I didn’t adjust. This was very much “exploratory analysis”, and it’s not common to adjust in exploratory analysis as far as I’m aware.
I also didn’t discuss a couple of correlations that turned out to be significant because it seemed pretty likely to me that they were spurious / artifacts of the methodology and question wording; and I was worried that either people would misinterpret or place too much weight on the “findings”, or I’d have to make the post excessively lengthy to discuss the various caveats and nuances.
We had a lot of internal discussion about whether using this statistical analysis was appropriate, given concerns such as (1) the very small number of data points, (2) the scores not really being continuous data since they were always either whole numbers or halves, etc. So any thoughts on the methodology used there are welcome.
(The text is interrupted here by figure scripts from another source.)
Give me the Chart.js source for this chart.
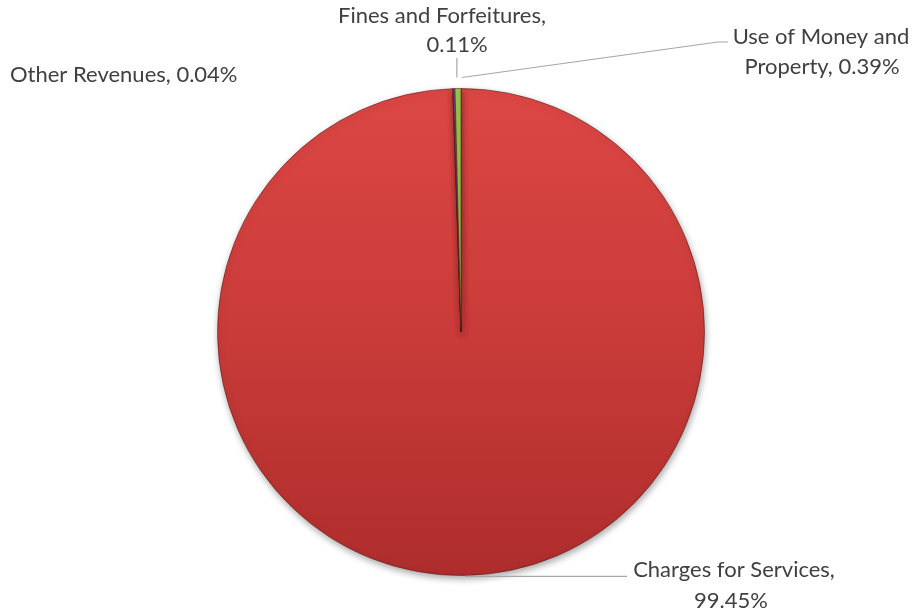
<!DOCTYPE html>
<html><head><meta charset="utf-8">
<script src="https://cdn.jsdelivr.net/npm/chart.js@4.4.1/dist/chart.umd.min.js"></script>
<style>html,body{margin:0;padding:0;background:#fff}#wrap{width:913px;height:615px;position:relative}</style>
</head><body><div id="wrap"><canvas id="c"></canvas></div>
<script>
const categories = ["Charges for Services", "Other Revenues", "Fines and Forfeitures", "Use of Money and Property"];
const values = [99.45, 0.04, 0.11, 0.39];
const sliceColors = ["#C93A38", "#4F81BD", "#8064A2", "#8DB63F"];

// label layout (style/position config, not data)
const labelLayout = [
  { breakAfter: 3, lines: [{x: 734, y: 577}, {x: 731, y: 608}], align: 'center', leader: 'charges' },
  { breakAfter: 0, lines: [{x: 10, y: 82}], align: 'left', leader: 'none' },
  { breakAfter: 3, lines: [{x: 442, y: 23}, {x: 457, y: 52}], align: 'center', leader: 'fines' },
  { breakAfter: 4, lines: [{x: 821, y: 44}, {x: 822, y: 74}], align: 'center', leader: 'money' }
];

function labelLines(i) {
  const words = (categories[i] + ', ' + values[i].toFixed(2) + '%').split(' ');
  const n = labelLayout[i].breakAfter;
  if (!n) return [words.join(' ')];
  return [words.slice(0, n).join(' '), words.slice(n).join(' ')];
}

const shadowPlugin = {
  id: 'shadow',
  beforeDatasetsDraw(chart) {
    const ctx = chart.ctx;
    ctx.save();
    ctx.shadowColor = 'rgba(0,0,0,0.35)';
    ctx.shadowBlur = 7;
    ctx.shadowOffsetX = 1;
    ctx.shadowOffsetY = 3;
  },
  afterDatasetsDraw(chart) {
    chart.ctx.restore();
  }
};

const labelPlugin = {
  id: 'labels',
  afterDraw(chart) {
    const ctx = chart.ctx;
    const meta = chart.getDatasetMeta(0);
    ctx.save();
    ctx.font = '22px Lato';
    ctx.fillStyle = '#404040';
    ctx.strokeStyle = '#A6A6A6';
    ctx.lineWidth = 1.2;
    meta.data.forEach((arc, i) => {
      const p = arc.getProps(['x', 'y', 'startAngle', 'endAngle', 'outerRadius'], true);
      const mid = (p.startAngle + p.endAngle) / 2;
      const lay = labelLayout[i];
      const anchor = (ext) => ({ x: p.x + Math.cos(mid) * (p.outerRadius + ext), y: p.y + Math.sin(mid) * (p.outerRadius + ext) });
      ctx.beginPath();
      if (lay.leader === 'charges') {
        const a = anchor(1);
        ctx.moveTo(a.x, a.y);
        ctx.lineTo(627, a.y);
        ctx.stroke();
      } else if (lay.leader === 'fines') {
        const a = anchor(11);
        ctx.moveTo(a.x + 3, a.y);
        ctx.lineTo(a.x + 3, 58);
        ctx.stroke();
      } else if (lay.leader === 'money') {
        const a = anchor(11);
        ctx.moveTo(a.x + 4, a.y);
        ctx.lineTo(718, 42);
        ctx.lineTo(728, 42);
        ctx.stroke();
      }
      ctx.textAlign = lay.align;
      ctx.textBaseline = 'alphabetic';
      labelLines(i).forEach((t, k) => ctx.fillText(t, lay.lines[k].x, lay.lines[k].y));
    });
    ctx.restore();
  }
};

function bg(context) {
  const i = context.dataIndex;
  const chart = context.chart;
  const area = chart.chartArea;
  if (!area) return sliceColors[i];
  const g = chart.ctx.createLinearGradient(0, area.top, 0, area.bottom);
  if (i === 0) {
    g.addColorStop(0, '#DC4745');
    g.addColorStop(0.5, '#C93B39');
    g.addColorStop(1, '#AE2D2C');
  } else if (i === 3) {
    g.addColorStop(0, '#9BC64A');
    g.addColorStop(1, '#7DA235');
  } else {
    g.addColorStop(0, sliceColors[i]);
    g.addColorStop(1, sliceColors[i]);
  }
  return g;
}

new Chart(document.getElementById('c'), {
  type: 'pie',
  data: {
    labels: categories,
    datasets: [{
      data: values,
      backgroundColor: bg,
      borderColor: 'rgba(80,20,20,0.55)',
      borderWidth: 1
    }]
  },
  options: {
    responsive: true,
    maintainAspectRatio: false,
    animation: false,
    layout: { padding: { left: 9, right: 0, top: 88, bottom: 39 } },
    plugins: { legend: { display: false }, tooltip: { enabled: false } }
  },
  plugins: [shadowPlugin, labelPlugin]
});
</script>
</body></html>
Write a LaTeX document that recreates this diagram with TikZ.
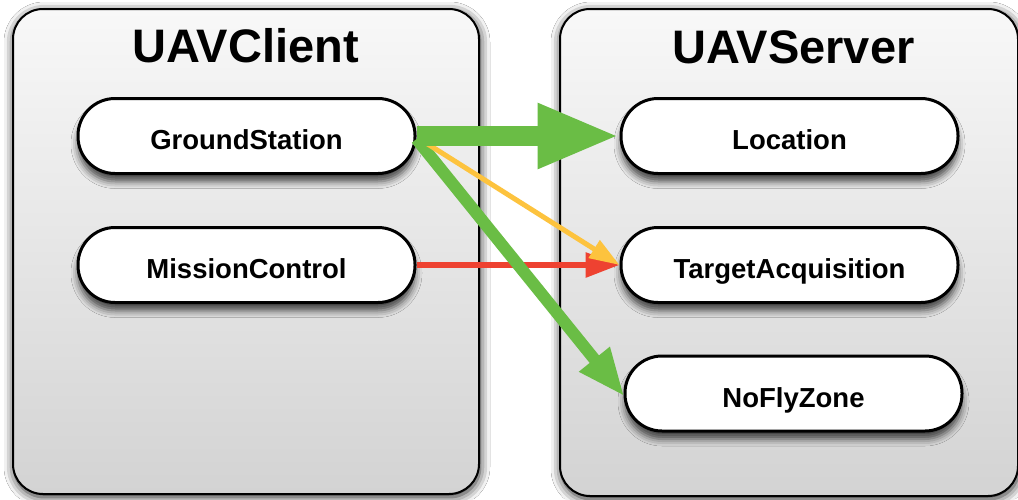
\documentclass[tikz,border=0pt]{standalone}
\usepackage{fontspec}
\setmainfont{Liberation Sans}
\usetikzlibrary{arrows.meta,shadows.blur}
\definecolor{arrowgreen}{HTML}{6ABD45}
\definecolor{arrowyellow}{HTML}{FDC33E}
\definecolor{arrowred}{HTML}{EE4231}
\definecolor{boxtop}{HTML}{F8F8F8}
\definecolor{boxbottom}{HTML}{D3D3D3}
\tikzset{
  container/.style={draw=black, line width=2pt, rounded corners=30pt,
    top color=boxtop, bottom color=boxbottom,
    blur shadow={shadow xshift=1pt, shadow yshift=-3pt, shadow blur radius=10pt, shadow opacity=90}},
  title/.style={anchor=base, font=\fontsize{47}{50}\selectfont\bfseries, inner sep=0pt},
  component/.style={draw=black, fill=white, line width=3pt, minimum width=337pt, minimum height=75pt,
    rounded corners=37pt, inner sep=0pt, text height=27pt, text depth=0pt,
    font=\fontsize{27.5}{30}\selectfont\bfseries,
    blur shadow={shadow xshift=0pt, shadow yshift=-8pt, shadow blur radius=7pt, shadow opacity=70}},
  bigflow/.style={draw=arrowgreen, line width=20pt, -{Triangle[length=82pt, width=60pt]}},
  diagflow/.style={draw=arrowgreen, line width=12pt, -{Triangle[length=48pt, width=36pt]}},
  yellowflow/.style={draw=arrowyellow, line width=5pt, -{Triangle[length=30pt, width=20pt]}},
  redflow/.style={draw=arrowred, line width=6pt, -{Triangle[length=34pt, width=24pt]}},
}
\begin{document}
\begin{tikzpicture}[x=1pt, y=-1pt]
  \useasboundingbox (0,0) rectangle (1018,499);
  \fill[white] (0,0) rectangle (1018,499);

  % the two processes
  \node[container, minimum width=466pt, minimum height=485pt] (client) at (246,251.5) {};
  \node[container, minimum width=458pt, minimum height=487pt] (server) at (789,252.5) {};
  \node[title] (clienttitle) at (245.5,62) {UAVClient};
  \node[title] (servertitle) at (793.5,63) {UAVServer};

  % client components
  \node[component] (gs) at (246.5,136) {GroundStation};
  \node[component] (mc) at (246.5,265) {MissionControl};

  % server components
  \node[component] (loc) at (789.5,136) {Location};
  \node[component] (ta) at (789.5,265) {TargetAcquisition};
  \node[component] (nfz) at (793.5,393.5) {NoFlyZone};

  % calls between them
  \draw[redflow] (mc.east) -- (ta.west);
  \draw[diagflow] ([yshift=-3pt]gs.east) -- ([xshift=1pt,yshift=-3pt]nfz.west);
  \draw[yellowflow] ([xshift=8pt,yshift=-6pt]gs.east) -- (ta.west);
  \draw[bigflow] (gs.east) -- (loc.west);
\end{tikzpicture}
\end{document}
Hmm, I guess with at least 40 correlations (before excluding some?), making this kind of adjustment will very likely leave you with no statistically significant correlations, unless you had some extremely small p-values (it looks like they were > 0.01, so not that small), but you could also take that as a sign that this kind of analysis is unlikely to be informative without retesting the same hypotheses separately on new data. EDIT: Actually, how many correlations did you test?
I think it’s worth noting explicitly in writing the much higher risk that these are chance correlations, due the number of tests you did. It may also be worth reporting the original p-values and adjusted significance level (or adjusted p-values; I assume you can make the inverse p-value adjustments instead, but haven’t checked if anyone does this).
It might also be worth reporting the number and proportion of statistically significant correlations you found (before and/or after the exclusions). If the tests were independent (they aren’t), you’d expect around 5% if the null were true in all cases, just by chance. Just reasoning from my understanding of hypothesis tests, a higher proportion than 5% would increase your confidence in the claim that some of the statistically significant relationships you identified are likely non-chance relationships (or that the significant ones are dependent), and a similar or lower proportion would suggest they are chance (or that your study is underpowered, or that the insignificant ones are dependent).
I was going to suggest ANOVA F-tests with linear models for dependent variables of interest to get around the independent tests assumption, but unless you cut down the number of independent variables to less than the number of movements, the model will probably overfit using extreme coefficients and perfectly predict the dependent variable, and this wouldn’t be informative. You could constrain their values to try to prevent this, but then this gets much messier and there’s still no guarantee this will address the problem.
EDIT: Also, I’m not sure what kinds of tests you used, but with small sample sizes, my understanding is that tests based on resampling (permutation, bootstrapping, jackknife) tend to be more accurate than tests using asymptotic distributions (e.g. a normally distributed test statistic is often not a good approximation for a small sample), but this is a separate concern from adjusting for multiple tests. I’m also not sure how much this actually matters.